Camp Holloway Pleiku, South Vietnam
In 1966, the 179th ASH was moved to Camp Hollowway Pleiku from its original deployment at Dong Ba Thin. Its major function was to support as many as five separate locations simultaneously within the II Corps Tactical Zone.
The 179th was assigned to the 52nd Combat Aviation Battalion during its deployment and provided infantry and artillery moves, resupply missions, medical evacuations and aircraft recoveries.
Until withdrawal in the early 70's, the "Shrimpboats" remained a major contributing force in battle for the Central Highlands.
Our very own Tom Messenger brings us our own book about the 179th, Camp Holloway and our adventures in the Central Highlands.

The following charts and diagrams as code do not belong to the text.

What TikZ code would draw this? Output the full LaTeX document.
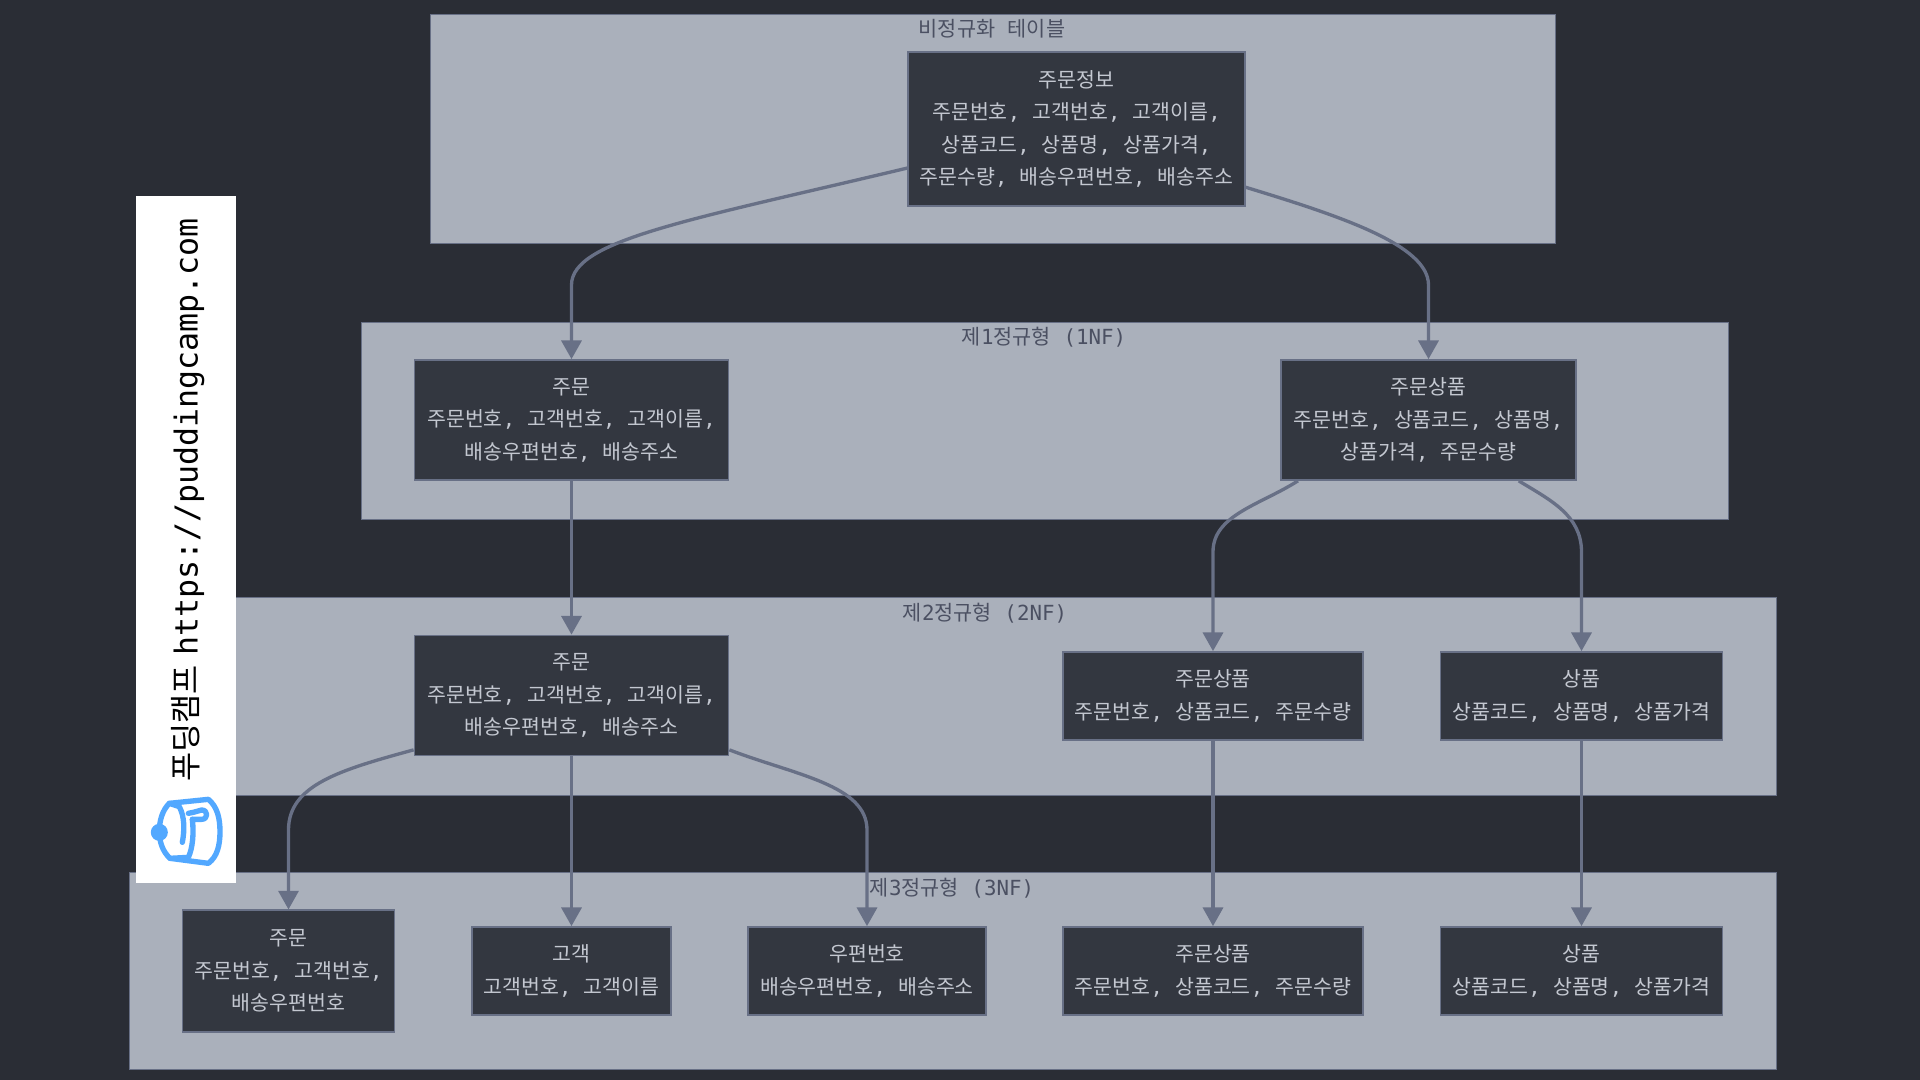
\documentclass[tikz,border=0pt]{standalone}
\usepackage{fontspec}
\usetikzlibrary{arrows.meta}
\setmainfont{DejaVu Sans Mono}
\newfontfamily\cjk{Noto Sans CJK KR}
\newcommand{\hg}[1]{{\cjk #1}}
\definecolor{bgc}{HTML}{2A2D35}
\definecolor{clc}{HTML}{AAB0BB}
\definecolor{ndc}{HTML}{333740}
\definecolor{edc}{HTML}{687086}
\definecolor{txc}{HTML}{C4C8D1}
\definecolor{lbc}{HTML}{4B5062}
\definecolor{logoc}{HTML}{52A8FF}
\tikzset{
  x=0.75pt,y=-0.75pt,
  cluster/.style={draw=edc,line width=1.1pt,fill=clc,anchor=north west,inner sep=0pt},
  lbl/.style={text=lbc,inner sep=0pt,font=\fontsize{15.6}{18}\selectfont},
  tbl/.style={draw=edc,line width=1.3pt,fill=ndc,text=txc,inner sep=0pt,align=center,font=\fontsize{15.4}{24.4}\selectfont},
  headroom/.style={execute at begin node={\rule{0pt}{#1}}},
  conn/.style={draw=edc,line width=2.5pt,-{Triangle[length=14pt,width=15pt]}},
}
\newcommand{\clusterbox}[5]{\node[cluster,minimum width=#4*0.75pt,minimum height=#5*0.75pt] (#1) at (#2,#3) {};}
\begin{document}
\begin{tikzpicture}
\useasboundingbox (0,0) rectangle (1920,1080);
\fill[bgc] (0,0) rectangle (1920,1080);
% clusters
\clusterbox{c0}{429.5}{14}{1125}{229}
\clusterbox{c1}{360.5}{322}{1367}{197}
\clusterbox{c2}{200}{597}{1576}{198}
\clusterbox{c3}{128.5}{872}{1647}{197}
\node[lbl] (l0) at (992,29) {\hg{비정규화}~\hg{테이블}};
\node[lbl] (l1) at (1044,337) {\hg{제}1\hg{정규형}~(1NF)};
\node[lbl] (l2) at (985,613) {\hg{제}2\hg{정규형}~(2NF)};
\node[lbl] (l3) at (952,888) {\hg{제}3\hg{정규형}~(3NF)};
% tables
\node[tbl,minimum width=252.5pt,minimum height=115.5pt] (t) at (1076.5,129) {\hg{주문정보}\\\hg{주문번호}, \hg{고객번호}, \hg{고객이름},\\\hg{상품코드}, \hg{상품명}, \hg{상품가격},\\\hg{주문수량}, \hg{배송우편번호}, \hg{배송주소}};
\node[tbl,headroom=19pt,minimum width=235.5pt,minimum height=90pt] (a1) at (571.5,420) {\hg{주문}\\\hg{주문번호}, \hg{고객번호}, \hg{고객이름},\\\hg{배송우편번호}, \hg{배송주소}};
\node[tbl,headroom=19pt,minimum width=221.25pt,minimum height=90pt] (b1) at (1428.5,420) {\hg{주문상품}\\\hg{주문번호}, \hg{상품코드}, \hg{상품명},\\\hg{상품가격}, \hg{주문수량}};
\node[tbl,headroom=19pt,minimum width=235.5pt,minimum height=90pt] (a2) at (571.5,695.5) {\hg{주문}\\\hg{주문번호}, \hg{고객번호}, \hg{고객이름},\\\hg{배송우편번호}, \hg{배송주소}};
\node[tbl,headroom=18pt,minimum width=225pt,minimum height=66pt] (b2) at (1213,696) {\hg{주문상품}\\\hg{주문번호}, \hg{상품코드}, \hg{주문수량}};
\node[tbl,headroom=18pt,minimum width=211.5pt,minimum height=66pt] (p2) at (1581.5,696) {\hg{상품}\\\hg{상품코드}, \hg{상품명}, \hg{상품가격}};
\node[tbl,headroom=19pt,minimum width=159pt,minimum height=91pt] (a3) at (288.5,971) {\hg{주문}\\\hg{주문번호}, \hg{고객번호},\\\hg{배송우편번호}};
\node[tbl,headroom=18pt,minimum width=149pt,minimum height=66pt] (k3) at (571.5,971) {\hg{고객}\\\hg{고객번호}, \hg{고객이름}};
\node[tbl,headroom=18pt,minimum width=178.5pt,minimum height=66pt] (z3) at (867,971) {\hg{우편번호}\\\hg{배송우편번호}, \hg{배송주소}};
\node[tbl,headroom=18pt,minimum width=225pt,minimum height=66pt] (b3) at (1213,971) {\hg{주문상품}\\\hg{주문번호}, \hg{상품코드}, \hg{주문수량}};
\node[tbl,headroom=18pt,minimum width=211.5pt,minimum height=66pt] (p3) at (1581.5,971) {\hg{상품}\\\hg{상품코드}, \hg{상품명}, \hg{상품가격}};
% connectors
\draw[conn] (t.193) .. controls (690,220) and (571.5,240) .. (571.5,285) -- (a1.north);
\draw[conn] (t.341.4) .. controls (1340,216) and (1428.5,245) .. (1428.5,285) -- (b1.north);
\draw[conn] (a1.south) -- (a2.north);
\draw[conn] (b1.205.6) .. controls (1260,505) and (1213,515) .. (1213,552) -- (b2.north);
\draw[conn] (b1.-34.1) .. controls (1550,500) and (1581.5,515) .. (1581.5,552) -- (p2.north);
\draw[conn] (a2.199.5) .. controls (340,770) and (288.5,785) .. (288.5,830) -- (a3.north);
\draw[conn] (a2.south) -- (k3.north);
\draw[conn] (a2.-19.1) .. controls (795,775) and (867,785) .. (867,830) -- (z3.north);
\draw[conn] (b2.south) -- (b3.north);
\draw[conn] (p2.south) -- (p3.north);
% watermark
\fill[white] (136,196) rectangle (236,883);
\node[rotate=90,inner sep=0pt,text=black,font=\fontsize{23.7}{24}\selectfont] (wm) at (188,500) {\hg{푸딩캠프}\hspace{7.5pt}https://puddingcamp.com};
\begin{scope}[shift={(140,780)},x=0.25pt,y=-0.25pt,logoc,line width=4pt,line cap=round,line join=round]
\fill (58,157) circle (6.4pt);
\draw (88,70) -- (205,58) .. controls (232,80) and (240,115) .. (240,155) .. controls (240,195) and (232,230) .. (205,250) -- (90,235) .. controls (68,215) and (58,185) .. (58,155) .. controls (58,120) and (68,90) .. (88,70) -- cycle;
\draw (88,70) -- (118,80) .. controls (134,110) and (134,150) .. (127,187);
\draw (90,235) -- (145,232) .. controls (158,205) and (162,160) .. (157,118);
\draw (145,100) -- (160,97) -- (185,90) .. controls (205,90) and (205,118) .. (185,118) -- (157,118);
\end{scope}
\end{tikzpicture}
\end{document}
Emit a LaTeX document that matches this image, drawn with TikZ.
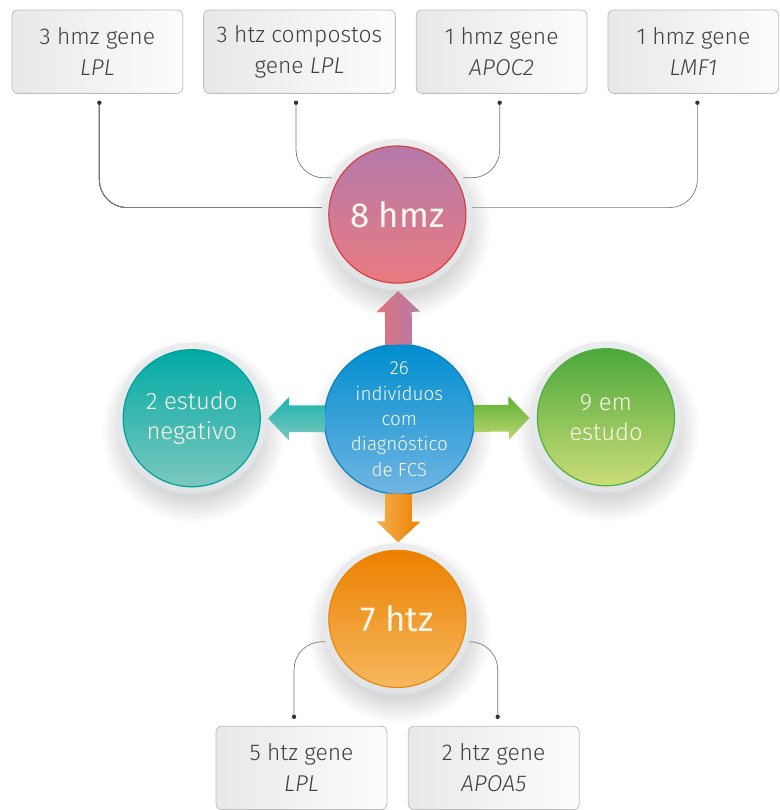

With the escalation of the Vietnam War in the late 1960s, the American military discovered it needed a new kind of helicopter to cope with the rugged environmental and combat conditions its fighting men were encountering. The need resulted in the development of the Bell UH-1 Iroquois and the Boeing-Vertol CH-47 Chinook. Now they just needed the pilots, flight engineers, crew chiefs and gunners to man them. In a sense they were LOOKING FOR FLYBOYS. Tom Messenger's memoir follows his experiences as a Chinook flight engineer on missions over Vietnam, Cambodia and Laos. It not only relates the tales of those missions during the course of the war but also his interactions with fellow soldiers and the civilian population. Tom's stories run the gamut from recounting the dangers of battle and capturing the anguish of war to the humorous situations of daily life in the Army so familiar to anyone who has ever served.